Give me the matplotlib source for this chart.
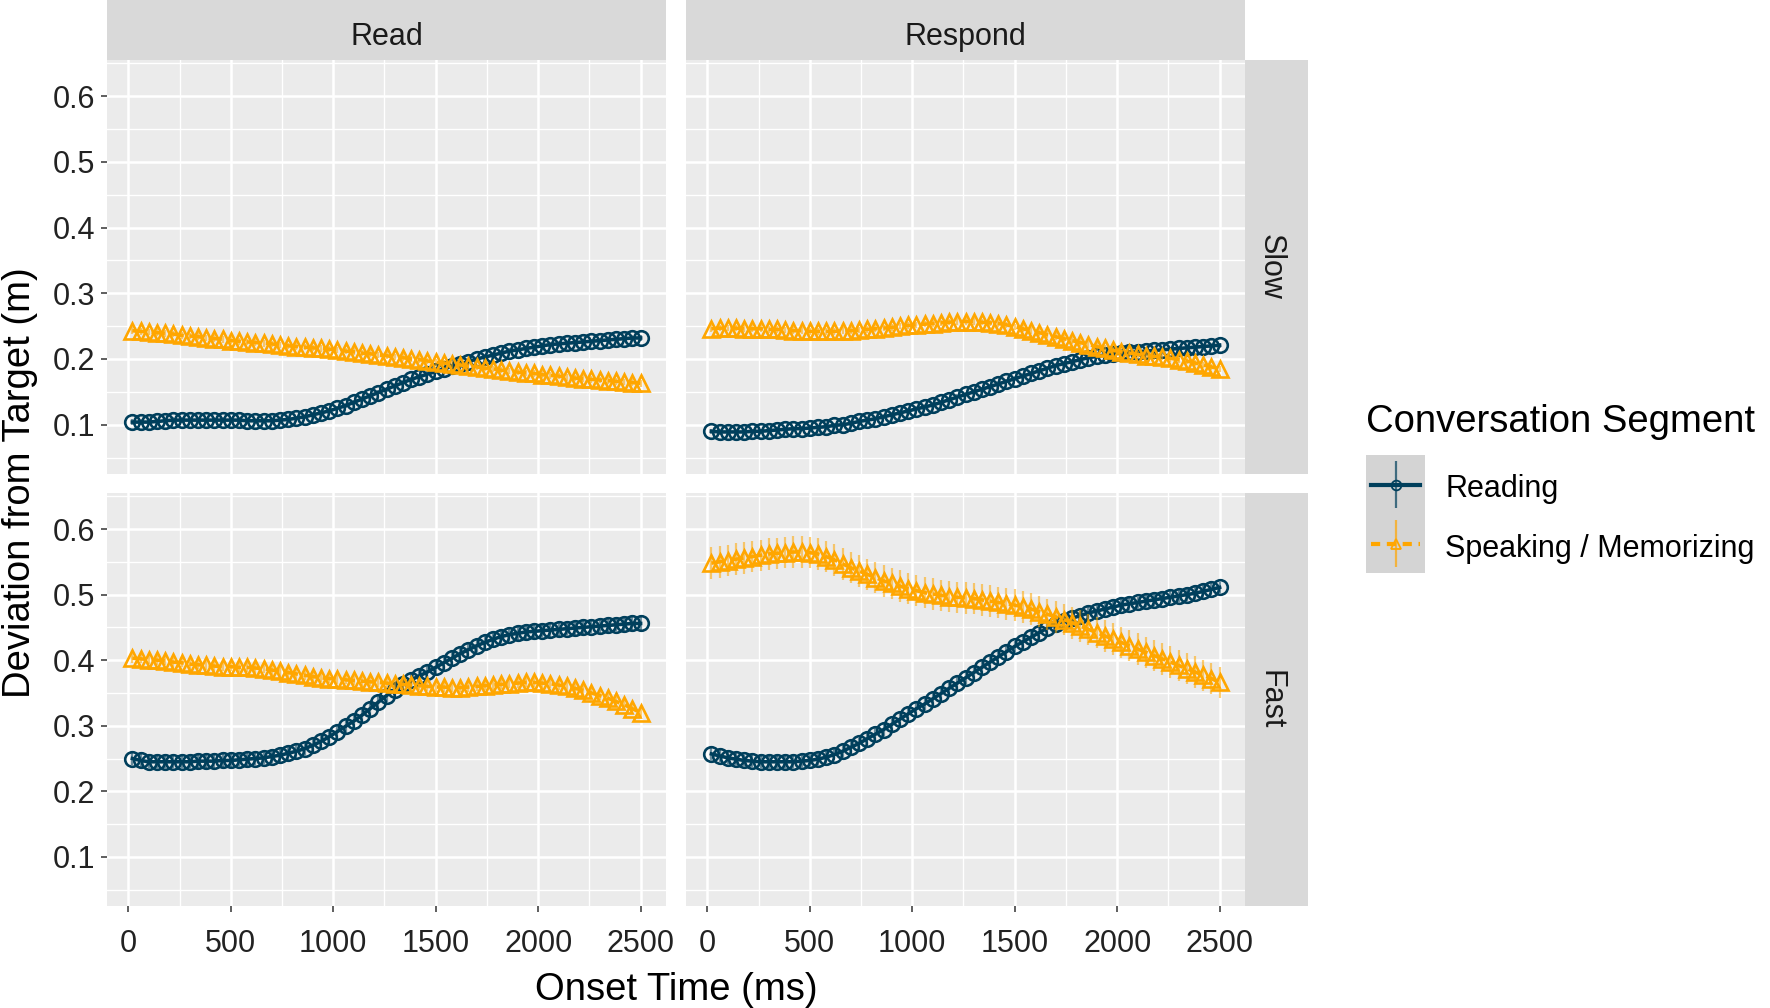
import numpy as np
import matplotlib
matplotlib.use('Agg')
import matplotlib.pyplot as plt
from matplotlib.ticker import MultipleLocator

plt.rcParams['font.family'] = ['Liberation Sans', 'DejaVu Sans']

# onset time grid (ms), one point every 40 ms
onset_ms = np.arange(20, 2501, 40)

# ---- Read / Slow ----
read_slow_reading = [
    0.104, 0.104, 0.104, 0.105, 0.106, 0.107, 0.107, 0.107, 0.107,
    0.107, 0.107, 0.107, 0.107, 0.107, 0.106, 0.106, 0.106, 0.106,
    0.107, 0.108, 0.110, 0.112, 0.115, 0.118, 0.121, 0.125, 0.129,
    0.134, 0.139, 0.144, 0.149, 0.154, 0.159, 0.164, 0.169, 0.173,
    0.177, 0.181, 0.185, 0.189, 0.193, 0.196, 0.200, 0.203, 0.206,
    0.209, 0.212, 0.214, 0.216, 0.218, 0.220, 0.222, 0.223, 0.224,
    0.225, 0.226, 0.227, 0.228, 0.229, 0.230, 0.231, 0.232, 0.232]
read_slow_speaking = [
    0.243, 0.242, 0.241, 0.240, 0.239, 0.238, 0.236, 0.235, 0.234,
    0.232, 0.231, 0.230, 0.228, 0.227, 0.226, 0.225, 0.224, 0.223,
    0.221, 0.220, 0.219, 0.218, 0.217, 0.216, 0.215, 0.214, 0.212,
    0.211, 0.209, 0.208, 0.206, 0.205, 0.203, 0.202, 0.200, 0.199,
    0.197, 0.195, 0.194, 0.192, 0.191, 0.189, 0.188, 0.186, 0.185,
    0.183, 0.182, 0.180, 0.179, 0.178, 0.176, 0.175, 0.174, 0.172,
    0.171, 0.170, 0.169, 0.168, 0.167, 0.166, 0.165, 0.164, 0.163]

# ---- Respond / Slow ----
respond_slow_reading = [
    0.090, 0.089, 0.089, 0.089, 0.089, 0.090, 0.090, 0.091, 0.092,
    0.093, 0.094, 0.094, 0.095, 0.096, 0.097, 0.099, 0.100, 0.102,
    0.105, 0.107, 0.109, 0.112, 0.115, 0.118, 0.121, 0.124, 0.127,
    0.130, 0.134, 0.138, 0.142, 0.146, 0.150, 0.154, 0.158, 0.162,
    0.166, 0.170, 0.174, 0.178, 0.182, 0.186, 0.190, 0.193, 0.196,
    0.199, 0.202, 0.204, 0.206, 0.208, 0.209, 0.210, 0.211, 0.212,
    0.213, 0.214, 0.215, 0.216, 0.217, 0.218, 0.219, 0.220, 0.221]
respond_slow_speaking = [
    0.246, 0.247, 0.247, 0.247, 0.246, 0.246, 0.246, 0.245, 0.245,
    0.244, 0.243, 0.243, 0.242, 0.242, 0.242, 0.242, 0.243, 0.243,
    0.244, 0.245, 0.246, 0.247, 0.248, 0.250, 0.251, 0.252, 0.253,
    0.254, 0.255, 0.256, 0.257, 0.257, 0.257, 0.256, 0.255, 0.254,
    0.252, 0.249, 0.246, 0.243, 0.240, 0.237, 0.234, 0.231, 0.228,
    0.225, 0.222, 0.219, 0.216, 0.213, 0.211, 0.209, 0.207, 0.205,
    0.204, 0.203, 0.201, 0.199, 0.197, 0.194, 0.191, 0.188, 0.185]

# ---- Read / Fast ----
read_fast_reading = [
    0.250, 0.247, 0.245, 0.245, 0.245, 0.245, 0.245, 0.245, 0.246,
    0.246, 0.246, 0.247, 0.247, 0.248, 0.249, 0.250, 0.251, 0.253,
    0.255, 0.258, 0.261, 0.265, 0.270, 0.276, 0.283, 0.291, 0.299,
    0.307, 0.316, 0.326, 0.336, 0.346, 0.355, 0.363, 0.370, 0.376,
    0.382, 0.389, 0.396, 0.403, 0.410, 0.416, 0.422, 0.427, 0.432,
    0.436, 0.439, 0.441, 0.443, 0.444, 0.445, 0.446, 0.447, 0.448,
    0.449, 0.450, 0.451, 0.452, 0.453, 0.454, 0.455, 0.456, 0.456]
read_fast_speaking = [
    0.403, 0.402, 0.401, 0.400, 0.399, 0.397, 0.396, 0.394, 0.393,
    0.392, 0.391, 0.390, 0.390, 0.389, 0.389, 0.388, 0.387, 0.385,
    0.383, 0.381, 0.379, 0.377, 0.375, 0.373, 0.372, 0.371, 0.370,
    0.369, 0.368, 0.367, 0.366, 0.365, 0.364, 0.363, 0.362, 0.361,
    0.360, 0.359, 0.359, 0.358, 0.358, 0.359, 0.360, 0.361, 0.362,
    0.363, 0.364, 0.365, 0.366, 0.366, 0.365, 0.364, 0.362, 0.360,
    0.357, 0.354, 0.350, 0.346, 0.342, 0.337, 0.332, 0.326, 0.320]

# ---- Respond / Fast ----
respond_fast_reading = [
    0.257, 0.254, 0.251, 0.249, 0.247, 0.246, 0.245, 0.245, 0.245,
    0.245, 0.245, 0.246, 0.247, 0.249, 0.252, 0.256, 0.261, 0.267,
    0.273, 0.280, 0.287, 0.294, 0.302, 0.310, 0.318, 0.326, 0.333,
    0.341, 0.349, 0.357, 0.365, 0.373, 0.381, 0.389, 0.397, 0.405,
    0.413, 0.421, 0.428, 0.435, 0.442, 0.449, 0.455, 0.460, 0.464,
    0.468, 0.472, 0.475, 0.478, 0.481, 0.484, 0.486, 0.488, 0.490,
    0.492, 0.494, 0.496, 0.498, 0.500, 0.502, 0.505, 0.508, 0.511]
respond_fast_speaking = [
    0.548, 0.550, 0.552, 0.554, 0.556, 0.558, 0.560, 0.562, 0.563,
    0.564, 0.565, 0.565, 0.564, 0.562, 0.558, 0.553, 0.547, 0.541,
    0.536, 0.531, 0.526, 0.521, 0.517, 0.513, 0.509, 0.506, 0.503,
    0.501, 0.499, 0.497, 0.496, 0.495, 0.494, 0.492, 0.490, 0.488,
    0.486, 0.484, 0.481, 0.478, 0.474, 0.470, 0.466, 0.462, 0.457,
    0.452, 0.447, 0.442, 0.437, 0.432, 0.427, 0.422, 0.417, 0.412,
    0.407, 0.402, 0.397, 0.392, 0.387, 0.382, 0.377, 0.372, 0.366]

# standard errors (half-width of the error bars) per panel and segment
se_reading = {('Slow', 'Read'): 0.004, ('Slow', 'Respond'): 0.004,
              ('Fast', 'Read'): 0.010, ('Fast', 'Respond'): 0.009}
se_speaking = {('Slow', 'Read'): 0.005, ('Slow', 'Respond'): 0.005,
               ('Fast', 'Read'): 0.007, ('Fast', 'Respond'): 0.024}

col_names = ['Read', 'Respond']
row_names = ['Slow', 'Fast']
segment_names = ['Reading', 'Speaking / Memorizing']
y_ticks = [0.1, 0.2, 0.3, 0.4, 0.5, 0.6]
x_ticks = [0, 500, 1000, 1500, 2000, 2500]

panel_data = {
    ('Slow', 'Read'): (read_slow_reading, read_slow_speaking),
    ('Slow', 'Respond'): (respond_slow_reading, respond_slow_speaking),
    ('Fast', 'Read'): (read_fast_reading, read_fast_speaking),
    ('Fast', 'Respond'): (respond_fast_reading, respond_fast_speaking),
}

NAVY = '#003f5c'
ORANGE = '#ffa600'
STRIP = '#d9d9d9'
PANEL = '#ebebeb'
TXT = '#1a1a1a'

W, H = 1770, 1008
fig = plt.figure(figsize=(W / 100, H / 100), dpi=100)


def box(x0, y0, x1, y1):
    # pixel box measured from top-left -> figure fraction rect
    return [x0 / W, 1 - y1 / H, (x1 - x0) / W, (y1 - y0) / H]


col_px = [(107, 666), (686, 1245)]
row_px = [(60, 474), (493, 906)]
strip_right = (1245, 1308)

for ri, row in enumerate(row_names):
    for ci, col in enumerate(col_names):
        x0, x1 = col_px[ci]
        y0, y1 = row_px[ri]
        ax = fig.add_axes(box(x0, y0, x1, y1))
        ax.set_facecolor(PANEL)
        for s in ax.spines.values():
            s.set_visible(False)
        ax.set_axisbelow(True)
        ax.set_xlim(-104, 2624)
        ax.set_ylim(0.025, 0.655)
        ax.xaxis.set_major_locator(MultipleLocator(500))
        ax.xaxis.set_minor_locator(MultipleLocator(250))
        ax.yaxis.set_major_locator(MultipleLocator(0.1))
        ax.yaxis.set_minor_locator(MultipleLocator(0.05))
        ax.set_xticks(x_ticks)
        ax.set_yticks(y_ticks)
        ax.grid(which='major', color='white', lw=1.8)
        ax.grid(which='minor', color='white', lw=1.0)
        ax.tick_params(which='minor', length=0)
        ax.tick_params(which='major', length=4.5, width=1.1, color='#333333',
                       labelsize=22, labelcolor='#222222', pad=4)
        ax.tick_params(axis='x', pad=12)
        if ri == 0:
            ax.tick_params(axis='x', length=0, labelbottom=False)
        if ci == 1:
            ax.tick_params(axis='y', length=0, labelleft=False)
        ax.set_yticklabels([f'{v:.1f}' for v in y_ticks])

        reading, speaking = panel_data[(row, col)]
        # reading: circles + solid line
        ax.errorbar(onset_ms, reading, yerr=se_reading[(row, col)], fmt='none',
                    ecolor=NAVY, elinewidth=1.6, alpha=0.55, capsize=0, zorder=2)
        ax.plot(onset_ms, reading, color=NAVY, lw=2.6, zorder=3)
        ax.plot(onset_ms, reading, ls='none', marker='o', ms=10.5, mfc='none',
                mec=NAVY, mew=1.9, zorder=3)
        # speaking / memorizing: triangles + dashed line
        ax.errorbar(onset_ms, speaking, yerr=se_speaking[(row, col)], fmt='none',
                    ecolor=ORANGE, elinewidth=1.6, alpha=0.55, capsize=0, zorder=4)
        ax.plot(onset_ms, speaking, color=ORANGE, lw=2.6, ls='--', zorder=5)
        ax.plot(onset_ms, speaking, ls='none', marker='^', ms=11, mfc='none',
                mec=ORANGE, mew=1.9, zorder=5)

# strips on top
for ci, col in enumerate(col_names):
    x0, x1 = col_px[ci]
    sax = fig.add_axes(box(x0, 0, x1, 60))
    sax.set_facecolor(STRIP)
    sax.set_xticks([]); sax.set_yticks([])
    for s in sax.spines.values():
        s.set_visible(False)
    sax.text(0.5, 0.38, col, ha='center', va='center', fontsize=22, color=TXT,
             transform=sax.transAxes)

# strips on the right
for ri, row in enumerate(row_names):
    y0, y1 = row_px[ri]
    sax = fig.add_axes(box(strip_right[0], y0, strip_right[1], y1))
    sax.set_facecolor(STRIP)
    sax.set_xticks([]); sax.set_yticks([])
    for s in sax.spines.values():
        s.set_visible(False)
    sax.text(0.40, 0.5, row, ha='center', va='center', fontsize=22, color=TXT,
             rotation=-90, transform=sax.transAxes)

fig.text(20 / W, 1 - 483 / H, 'Deviation from Target (m)', rotation=90,
         ha='center', va='center', fontsize=27.5, color='black')
fig.text(676 / W, 1 - 990 / H, 'Onset Time (ms)', ha='center', va='center',
         fontsize=27.5, color='black')

# legend
fig.text(1366 / W, 1 - 422 / H, 'Conversation Segment', ha='left', va='center',
         fontsize=27.5, color='black')
lax = fig.add_axes(box(1366, 455, 1425, 573))
lax.set_facecolor('#d4d4d4')
lax.set_xlim(0, 1); lax.set_ylim(0, 1)
lax.set_xticks([]); lax.set_yticks([])
for s in lax.spines.values():
    s.set_visible(False)
key_specs = [(NAVY, '-', 'o'), (ORANGE, '--', '^')]
for k, (name, (c, ls, mk)) in enumerate(zip(segment_names, key_specs)):
    yc = 0.75 - 0.5 * k
    lax.errorbar([0.5], [yc], yerr=[0.2], fmt='none', ecolor=c, elinewidth=1.6,
                 alpha=0.7, capsize=0)
    lax.plot([0.08, 0.92], [yc, yc], color=c, lw=3, ls=ls,
             dashes=(2.2, 1.6) if ls == '--' else (None, None))
    lax.plot([0.5], [yc], marker=mk, ms=7, mfc='none', mec=c, mew=1.3)
    fig.text(1445 / W, 1 - (460 + 118 * (0.25 + 0.5 * k)) / H, name,
             ha='left', va='center', fontsize=22, color='black')

fig.savefig('out.png', dpi=100)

## Aim of the task
Return, unchanged, the lines from the first line of the material through the line that holds "onset_ms = np.arange(20, 2501, 40)", inclusive, omitting pictures.

## Answer below
Give me the matplotlib source for this chart.
import numpy as np
import matplotlib
matplotlib.use('Agg')
import matplotlib.pyplot as plt
from matplotlib.ticker import MultipleLocator

plt.rcParams['font.family'] = ['Liberation Sans', 'DejaVu Sans']

# onset time grid (ms), one point every 40 ms
onset_ms = np.arange(20, 2501, 40)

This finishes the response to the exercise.